Le rôle de la vitesse dans un monde régi par le numérique n’est pas nouveau. Je me souviens ainsi que, dans les années 1990-2000, John Chambers, alors patron de Cisco (le Nvidia de l’époque), répétait à l’envi que, dans le monde corporate, “ce n’est plus le grand qui triomphe du petit mais le rapide qui l’emporte sur le lent“. Certes, il est peut-être possible d’identifier de rares secteurs d’activités complètement à l’abri du numérique, s’il en existe encore, au sein desquels la vitesse n’est pas une condition du succès.

Mais, pour le reste, le rôle de la vitesse dans la performance des organisations ne va faire que s’accroître avec l’avènement de l’intelligence artificielle générative. En effet, celle-ci est une technologie exponentielle qui progresse par bonds et non de manière linéaire. Tout retard pris dans son adoption et sa valorisation se paiera donc au centuple, et ce d’autant plus que la propagation de l’informatique quantique va lui donner, comme à de nombreuses autres innovations, un coup d’accélérateur supplémentaire.

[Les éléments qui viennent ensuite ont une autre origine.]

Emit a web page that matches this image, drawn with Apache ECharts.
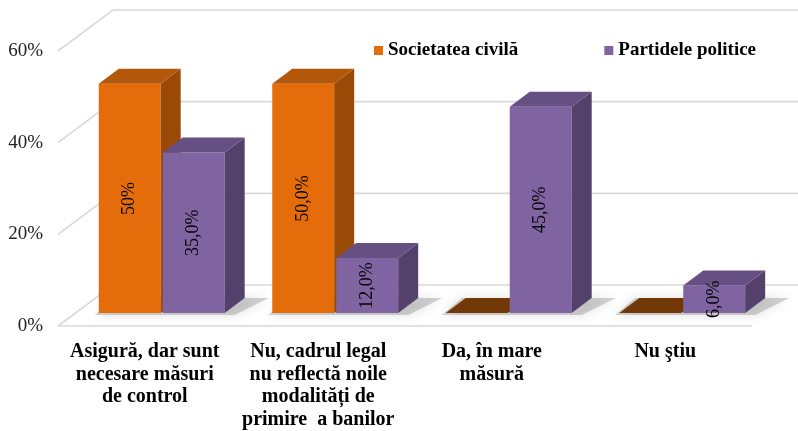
<!DOCTYPE html>
<html>
<head>
<meta charset="utf-8">
<script src="https://cdn.jsdelivr.net/npm/echarts@6/dist/echarts.min.js"></script>
<style>
  html, body { margin: 0; padding: 0; background: #fff; }
  #chart { width: 798px; height: 431px; }
</style>
</head>
<body>
<div id="chart"></div>
<script>
// data
var categories = [
    'Asigură, dar sunt\nnecesare măsuri\nde control',
    'Nu, cadrul legal\nnu reflectă noile\nmodalități de\nprimire  a banilor',
    'Da, în mare\nmăsură',
    'Nu ştiu'
];
var civilSociety = [50, 50, 0, 0];
var politicalParties = [35, 12, 45, 6];
var civilLabels = ['50%', '50,0%', '', ''];
var partyLabels = ['35,0%', '12,0%', '45,0%', '6,0%'];
var yTicks = [0, 20, 40, 60];
var seriesNames = ['Societatea civilă', 'Partidele politice'];

// 3d look
var WALL_DX = 55, WALL_DY = -41;   // depth of the back wall
var BAR_DX = 17, BAR_DY = -13;     // where the bars stand
var DEPTH_DX = 20, DEPTH_DY = -15; // depth of one bar

var orange = { front: '#E46C0A', side: '#9A4A06', top: '#B3570B', flat: '#733808' };
var purple = { front: '#8064A2', side: '#53416B', top: '#654F83', flat: '#4b3a62' };

function wallItem(params, api) {
    var cs = params.coordSys;
    var y = api.coord([0, api.value(0)])[1];
    var children = [{
        type: 'polyline',
        shape: { points: [[cs.x, y], [cs.x + WALL_DX, y + WALL_DY], [cs.x + cs.width + WALL_DX + 60, y + WALL_DY]] },
        style: { stroke: '#d9d9d9', lineWidth: 1.6, fill: null }
    }];
    if (api.value(0) === 0) {
        children.push({
            type: 'line',
            shape: { x1: cs.x, y1: y, x2: cs.x + cs.width, y2: y },
            style: { stroke: '#d9d9d9', lineWidth: 1.6 }
        });
    }
    return { type: 'group', children: children };
}

function shadowItem(params, api) {
    var base = api.coord([api.value(0), 0]);
    var x0 = base[0] - 46 - 4;
    var x1 = base[0] + 80 + 10;
    var y = base[1] + BAR_DY;
    return {
        type: 'polygon',
        shape: { points: [[x0, y + 2], [x1, y + 2], [x1 + DEPTH_DX + 14, y + DEPTH_DY], [x0 + DEPTH_DX, y + DEPTH_DY]] },
        style: { fill: 'rgba(110,110,110,0.3)', shadowBlur: 12, shadowColor: 'rgba(0,0,0,0.4)' },
        silent: true
    };
}

function barRenderer(offset, colors, labels) {
    return function (params, api) {
        var cat = api.value(0), v = api.value(1);
        var base = api.coord([cat, 0]);
        var top = api.coord([cat, v]);
        var w = api.size([1, 0])[0] * 0.357;
        var x0 = base[0] + BAR_DX + offset;
        var x1 = x0 + w;
        var yb = base[1] + BAR_DY;
        var yt = top[1] + BAR_DY;
        var children = [
            {
                type: 'rect',
                shape: { x: x0, y: yt, width: w, height: yb - yt },
                style: { fill: colors.front }
            },
            {
                type: 'polygon',
                shape: { points: [[x1, yt], [x1 + DEPTH_DX, yt + DEPTH_DY], [x1 + DEPTH_DX, yb + DEPTH_DY], [x1, yb]] },
                style: { fill: colors.side }
            },
            {
                type: 'polygon',
                shape: { points: [[x0, yt], [x0 + DEPTH_DX, yt + DEPTH_DY], [x1 + DEPTH_DX, yt + DEPTH_DY], [x1, yt]] },
                style: { fill: v === 0 ? colors.flat : colors.top }
            }
        ];
        var txt = labels[params.dataIndex];
        if (txt) {
            children.push({
                type: 'text',
                x: (x0 + x1) / 2,
                y: (yt + yb) / 2,
                rotation: Math.PI / 2,
                style: {
                    text: txt,
                    x: 0, y: 0,
                    align: 'center',
                    verticalAlign: 'middle',
                    fill: '#000',
                    font: '18px "Liberation Serif"'
                }
            });
        }
        return { type: 'group', children: children };
    };
}

function pairs(values) {
    return values.map(function (v, i) { return [i, v]; });
}

var chart = echarts.init(document.getElementById('chart'));
var option = {
    animation: false,
    grid: { left: 58, right: 46, top: 51, bottom: 105 },
    legend: {
        data: [
            { name: seriesNames[0], icon: 'rect', itemStyle: { color: orange.front } },
            { name: seriesNames[1], icon: 'rect', itemStyle: { color: purple.front } }
        ],
        left: 369,
        top: 36,
        itemWidth: 9,
        itemHeight: 9,
        itemGap: 86,
        textStyle: { fontFamily: 'Liberation Serif', fontWeight: 'bold', fontSize: 19, color: '#000' }
    },
    xAxis: {
        type: 'category',
        data: categories,
        axisLine: { show: false },
        axisTick: { show: false },
        axisLabel: {
            interval: 0,
            margin: 15,
            fontFamily: 'Liberation Serif',
            fontWeight: 'bold',
            fontSize: 20,
            lineHeight: 22.5,
            color: '#000'
        }
    },
    yAxis: {
        type: 'value',
        min: 0,
        max: 60,
        interval: 20,
        axisLine: { show: false },
        axisTick: { show: false },
        splitLine: { show: false },
        axisLabel: {
            formatter: '{value}%',
            margin: 15,
            fontFamily: 'Liberation Serif',
            fontSize: 19,
            color: '#222'
        }
    },
    series: [
        {
            type: 'custom',
            name: 'walls',
            silent: true,
            z: 1,
            renderItem: wallItem,
            data: yTicks.map(function (t) { return [t]; })
        },
        {
            type: 'custom',
            name: 'shadows',
            silent: true,
            z: 2,
            renderItem: shadowItem,
            data: pairs(civilSociety)
        },
        {
            type: 'custom',
            name: seriesNames[0],
            z: 3,
            itemStyle: { color: orange.front },
            renderItem: barRenderer(-63, orange, civilLabels),
            data: pairs(civilSociety)
        },
        {
            type: 'custom',
            name: seriesNames[1],
            z: 4,
            itemStyle: { color: purple.front },
            renderItem: barRenderer(1, purple, partyLabels),
            data: pairs(politicalParties)
        }
    ]
};
chart.setOption(option);
</script>
</body>
</html>
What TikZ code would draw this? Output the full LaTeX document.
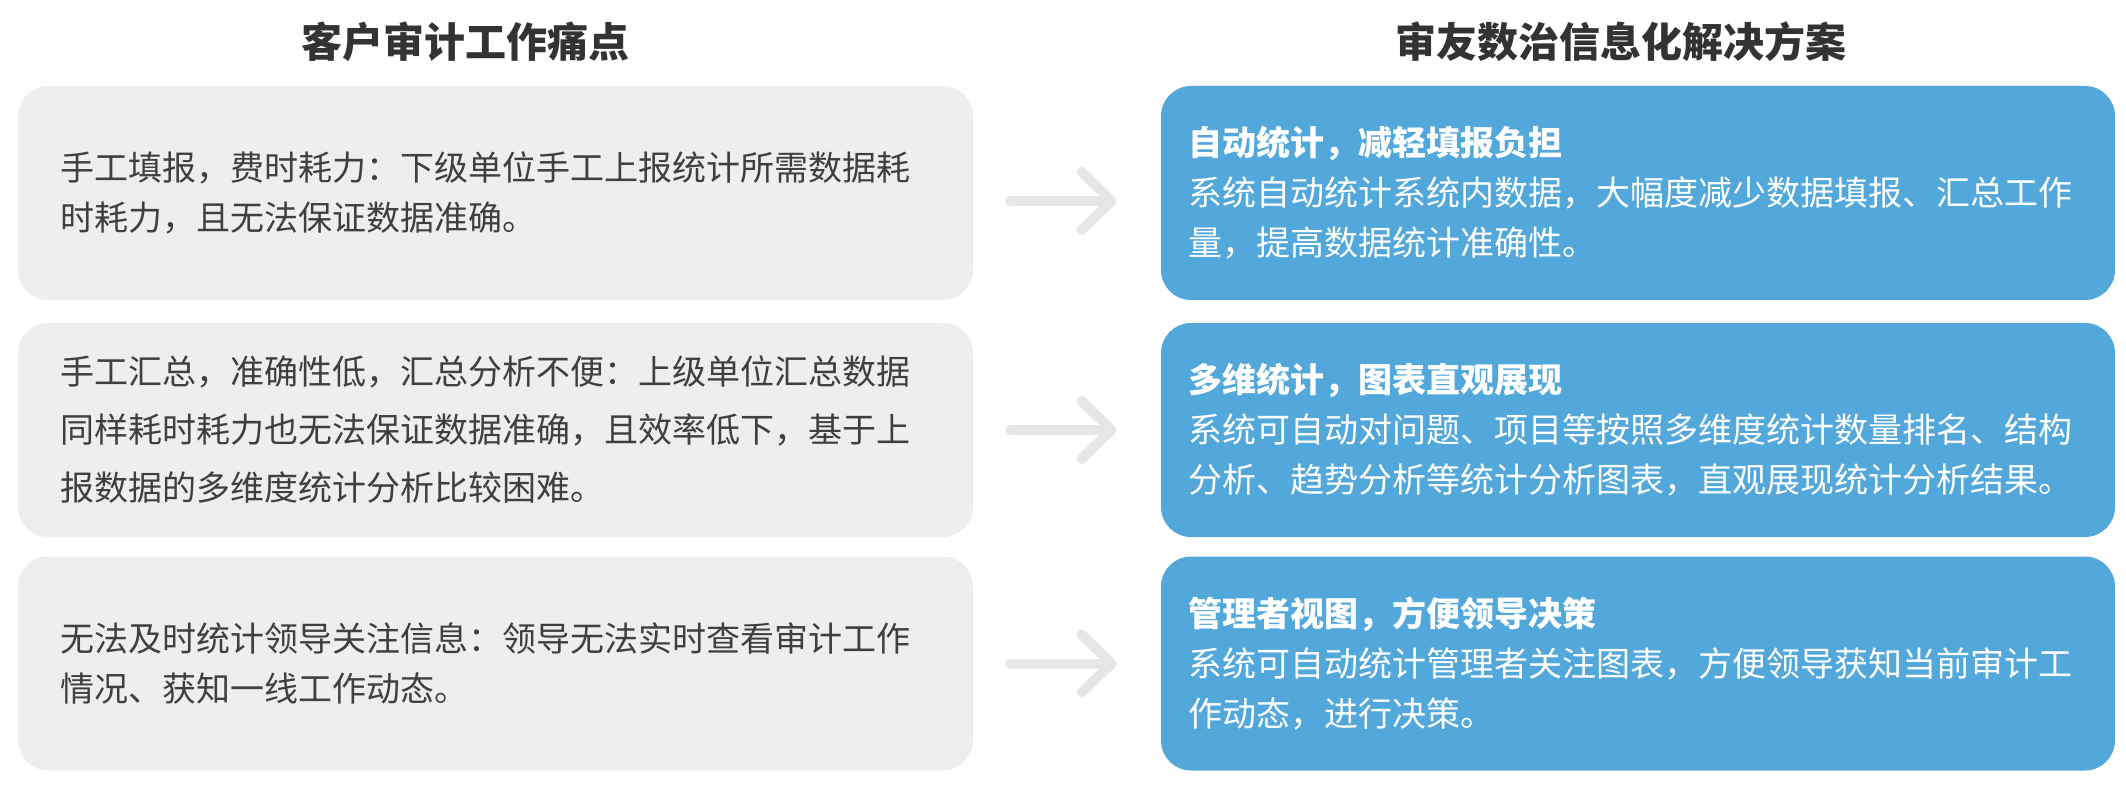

Au-delà de ce contexte technologique, il est deux derniers commentaires qu’il convient de faire au sujet du rôle de la vitesse. Tout d’abord, il ne faut pas confondre agitation et mouvement, activité et progrès. C’est notamment dans cette optique que la définition des priorités mise en exergue par Brett Adcock et Sam Altman est si importante. Ensuite, aller vite permet aussi d’échouer rapidement (“fail fast” selon l’un des mantras de la Silicon Valley) tout en échouant de manière constructive parce que délibérément instructive (“fail forward”, son corollaire). C’est pourquoi le droit à l’erreur est souvent consubstantiel au succès.